*EXERCISE AIM*:
In the entries below, repeat only the lines between those holding "Emit a Python" and "experimental = [0.46, 0.27, 0.21, 0.06]", inclusive. Leave pictures out.

*DATA SHOWN*:
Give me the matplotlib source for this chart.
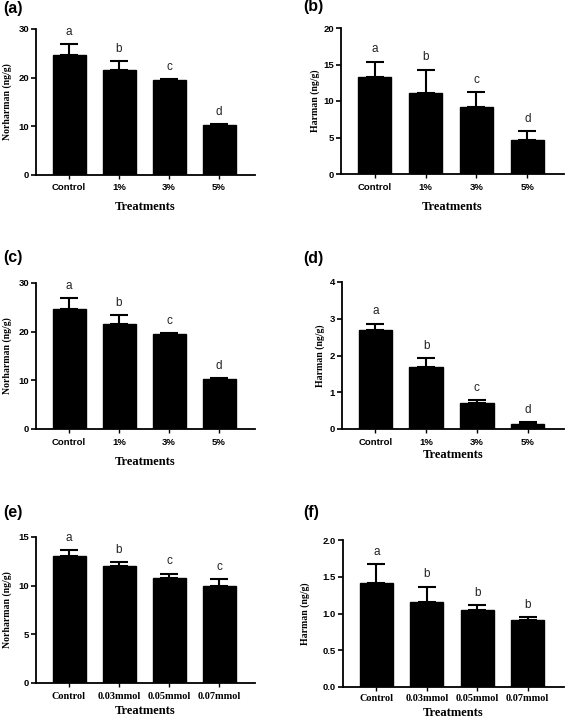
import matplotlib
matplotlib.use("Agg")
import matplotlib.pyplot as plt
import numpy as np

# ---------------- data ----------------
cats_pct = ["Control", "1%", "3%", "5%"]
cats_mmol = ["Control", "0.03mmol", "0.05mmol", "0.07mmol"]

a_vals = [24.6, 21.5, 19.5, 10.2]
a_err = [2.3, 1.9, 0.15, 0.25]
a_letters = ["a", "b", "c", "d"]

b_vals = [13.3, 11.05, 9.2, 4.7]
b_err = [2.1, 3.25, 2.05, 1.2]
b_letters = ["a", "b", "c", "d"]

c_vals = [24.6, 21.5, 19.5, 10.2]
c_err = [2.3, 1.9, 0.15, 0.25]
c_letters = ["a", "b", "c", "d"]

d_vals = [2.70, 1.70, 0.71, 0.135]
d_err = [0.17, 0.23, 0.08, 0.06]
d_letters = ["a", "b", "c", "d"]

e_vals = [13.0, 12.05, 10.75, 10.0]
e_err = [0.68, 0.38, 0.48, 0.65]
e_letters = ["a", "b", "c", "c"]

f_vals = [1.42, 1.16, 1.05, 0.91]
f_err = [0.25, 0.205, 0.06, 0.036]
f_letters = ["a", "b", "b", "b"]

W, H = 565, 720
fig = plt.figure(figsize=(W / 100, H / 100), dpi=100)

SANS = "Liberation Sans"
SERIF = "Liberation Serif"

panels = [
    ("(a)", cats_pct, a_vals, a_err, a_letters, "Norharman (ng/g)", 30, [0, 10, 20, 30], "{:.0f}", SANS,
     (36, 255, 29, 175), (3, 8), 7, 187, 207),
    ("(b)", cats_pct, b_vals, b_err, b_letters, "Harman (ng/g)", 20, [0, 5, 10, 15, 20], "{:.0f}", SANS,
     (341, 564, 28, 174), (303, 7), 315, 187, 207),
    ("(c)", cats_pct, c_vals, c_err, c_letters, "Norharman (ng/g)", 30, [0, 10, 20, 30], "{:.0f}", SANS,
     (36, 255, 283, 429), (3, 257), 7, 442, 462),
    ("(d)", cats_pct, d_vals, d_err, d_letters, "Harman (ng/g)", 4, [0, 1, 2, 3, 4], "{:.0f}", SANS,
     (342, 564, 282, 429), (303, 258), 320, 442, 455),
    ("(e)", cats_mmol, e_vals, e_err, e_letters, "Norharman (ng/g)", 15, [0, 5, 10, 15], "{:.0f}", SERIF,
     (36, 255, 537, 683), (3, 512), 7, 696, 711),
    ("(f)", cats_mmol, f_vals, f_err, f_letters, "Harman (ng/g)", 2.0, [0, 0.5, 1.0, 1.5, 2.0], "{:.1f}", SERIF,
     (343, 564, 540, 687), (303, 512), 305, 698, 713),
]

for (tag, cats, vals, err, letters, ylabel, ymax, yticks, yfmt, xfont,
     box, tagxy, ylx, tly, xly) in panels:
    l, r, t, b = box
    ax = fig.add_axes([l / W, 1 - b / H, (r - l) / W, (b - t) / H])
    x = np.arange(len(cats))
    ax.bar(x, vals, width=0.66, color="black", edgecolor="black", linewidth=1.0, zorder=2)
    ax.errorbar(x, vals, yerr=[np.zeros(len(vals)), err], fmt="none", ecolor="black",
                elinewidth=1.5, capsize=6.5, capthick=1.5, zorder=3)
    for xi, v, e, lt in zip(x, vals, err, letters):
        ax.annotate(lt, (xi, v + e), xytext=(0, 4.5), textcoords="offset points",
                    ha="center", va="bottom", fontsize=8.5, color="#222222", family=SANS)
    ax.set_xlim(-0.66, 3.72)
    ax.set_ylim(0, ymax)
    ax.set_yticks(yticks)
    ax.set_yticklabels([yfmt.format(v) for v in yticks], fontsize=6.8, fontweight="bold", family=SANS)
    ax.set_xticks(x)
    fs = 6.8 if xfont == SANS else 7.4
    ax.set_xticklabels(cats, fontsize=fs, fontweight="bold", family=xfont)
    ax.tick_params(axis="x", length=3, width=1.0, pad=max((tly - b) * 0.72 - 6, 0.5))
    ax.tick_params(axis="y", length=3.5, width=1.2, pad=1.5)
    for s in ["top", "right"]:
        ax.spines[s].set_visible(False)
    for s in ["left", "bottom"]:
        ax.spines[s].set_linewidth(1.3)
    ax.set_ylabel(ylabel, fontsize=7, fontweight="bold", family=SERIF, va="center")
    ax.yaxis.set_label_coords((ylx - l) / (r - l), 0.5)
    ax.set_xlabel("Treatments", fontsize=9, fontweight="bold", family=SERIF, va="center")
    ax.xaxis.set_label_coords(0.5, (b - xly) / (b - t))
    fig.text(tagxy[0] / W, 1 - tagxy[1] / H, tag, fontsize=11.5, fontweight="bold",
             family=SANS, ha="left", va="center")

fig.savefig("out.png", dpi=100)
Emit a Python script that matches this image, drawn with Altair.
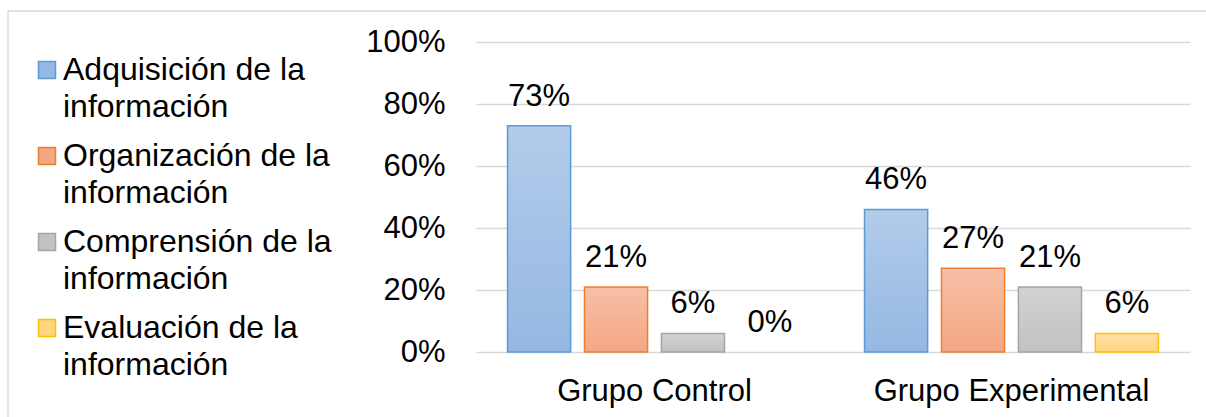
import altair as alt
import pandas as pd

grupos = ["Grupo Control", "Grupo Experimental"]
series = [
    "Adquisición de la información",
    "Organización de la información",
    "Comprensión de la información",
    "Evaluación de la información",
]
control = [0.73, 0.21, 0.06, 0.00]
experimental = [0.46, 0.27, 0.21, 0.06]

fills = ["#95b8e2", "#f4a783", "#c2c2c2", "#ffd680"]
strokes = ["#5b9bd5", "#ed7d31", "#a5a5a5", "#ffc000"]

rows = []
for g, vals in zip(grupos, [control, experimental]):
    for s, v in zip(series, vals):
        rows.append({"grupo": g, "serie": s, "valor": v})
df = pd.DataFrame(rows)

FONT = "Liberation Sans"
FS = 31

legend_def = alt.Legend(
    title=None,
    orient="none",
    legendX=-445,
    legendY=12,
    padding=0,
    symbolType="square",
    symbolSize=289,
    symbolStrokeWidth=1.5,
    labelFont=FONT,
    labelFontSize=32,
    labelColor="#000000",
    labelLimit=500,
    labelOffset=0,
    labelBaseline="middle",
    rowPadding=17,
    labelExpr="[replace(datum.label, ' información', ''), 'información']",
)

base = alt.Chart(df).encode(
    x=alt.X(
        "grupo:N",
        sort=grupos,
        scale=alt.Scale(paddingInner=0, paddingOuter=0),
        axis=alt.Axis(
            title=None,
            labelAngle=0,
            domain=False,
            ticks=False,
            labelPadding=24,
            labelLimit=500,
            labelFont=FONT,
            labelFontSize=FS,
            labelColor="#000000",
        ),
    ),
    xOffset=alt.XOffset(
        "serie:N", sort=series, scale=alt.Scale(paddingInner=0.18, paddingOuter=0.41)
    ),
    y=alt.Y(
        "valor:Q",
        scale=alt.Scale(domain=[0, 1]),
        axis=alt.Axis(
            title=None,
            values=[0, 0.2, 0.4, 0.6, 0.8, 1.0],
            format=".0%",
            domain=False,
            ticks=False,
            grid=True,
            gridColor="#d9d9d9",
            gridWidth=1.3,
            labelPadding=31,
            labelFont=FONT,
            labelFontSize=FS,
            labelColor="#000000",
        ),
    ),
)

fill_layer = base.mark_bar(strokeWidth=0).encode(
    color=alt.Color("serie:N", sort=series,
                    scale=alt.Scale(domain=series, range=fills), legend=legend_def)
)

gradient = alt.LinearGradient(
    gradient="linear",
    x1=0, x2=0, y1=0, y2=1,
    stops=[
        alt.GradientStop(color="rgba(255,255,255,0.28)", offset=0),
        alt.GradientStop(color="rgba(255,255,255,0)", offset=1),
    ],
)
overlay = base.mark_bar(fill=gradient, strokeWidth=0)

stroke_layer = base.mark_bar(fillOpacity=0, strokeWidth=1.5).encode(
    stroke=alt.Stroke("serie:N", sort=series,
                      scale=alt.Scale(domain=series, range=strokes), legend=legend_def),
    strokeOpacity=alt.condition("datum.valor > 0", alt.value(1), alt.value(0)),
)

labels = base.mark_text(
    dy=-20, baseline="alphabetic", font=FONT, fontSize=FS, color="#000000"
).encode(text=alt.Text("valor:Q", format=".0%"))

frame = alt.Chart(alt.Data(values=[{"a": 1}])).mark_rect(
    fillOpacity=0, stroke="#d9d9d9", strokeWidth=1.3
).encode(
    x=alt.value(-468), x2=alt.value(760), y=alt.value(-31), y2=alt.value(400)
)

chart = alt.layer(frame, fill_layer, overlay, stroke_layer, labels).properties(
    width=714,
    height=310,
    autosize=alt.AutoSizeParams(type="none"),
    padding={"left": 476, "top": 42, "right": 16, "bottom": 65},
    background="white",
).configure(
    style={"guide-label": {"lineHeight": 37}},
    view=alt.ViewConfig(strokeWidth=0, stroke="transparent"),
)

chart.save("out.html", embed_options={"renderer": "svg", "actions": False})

*EXERCISE RESPONSE*:
Emit a Python script that matches this image, drawn with Altair.
import altair as alt
import pandas as pd

grupos = ["Grupo Control", "Grupo Experimental"]
series = [
    "Adquisición de la información",
    "Organización de la información",
    "Comprensión de la información",
    "Evaluación de la información",
]
control = [0.73, 0.21, 0.06, 0.00]
experimental = [0.46, 0.27, 0.21, 0.06]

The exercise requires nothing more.